On April 11, 2011, Secretary of Agriculture Tom Vilsack announced an additional in-quota quantity for the TRQ for raw cane sugar for the remainder of FY 2011 (ending September 30, 2011) in the amount of 294,835 metric tons* raw value (MTRV). This quantity is in addition to the minimum amount to which the United States is committed under the World Trade Organization (WTO) Uruguay Round Agreements.
USTR has also determined to reallocate 102,177 MTRV of the minimum amount of the original TRQ for raw cane sugar from countries that have stated they will be unable to fill previously allocated FY 2011 raw sugar TRQ quantities.

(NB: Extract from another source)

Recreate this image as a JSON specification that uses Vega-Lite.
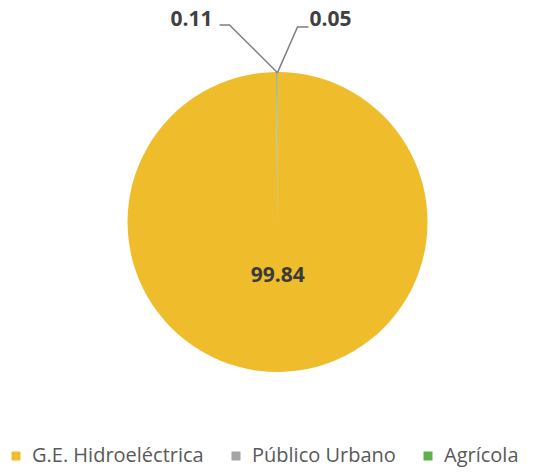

USTR is allocating this total quantity of 397,012 MTRV to the following countries in the quantities specified below:
Country/FY 2011 Raw Cane Sugar Combined Reallocations and Increase (MTRV)
Costa Rica 7,463
Dominican Republic 20,000
El Salvador 12,937
South Africa 11,444
These allocations are based on the countries’ historical shipments to the United States. The allocations of the raw cane sugar TRQ to countries that are net importers of sugar are conditioned on receipt of the appropriate verifications of origin, and certificates for quota eligibility must accompany imports from any country to which an allocation is provided.
*Conversion factor: 1 metric ton = 1.10231125 short tons.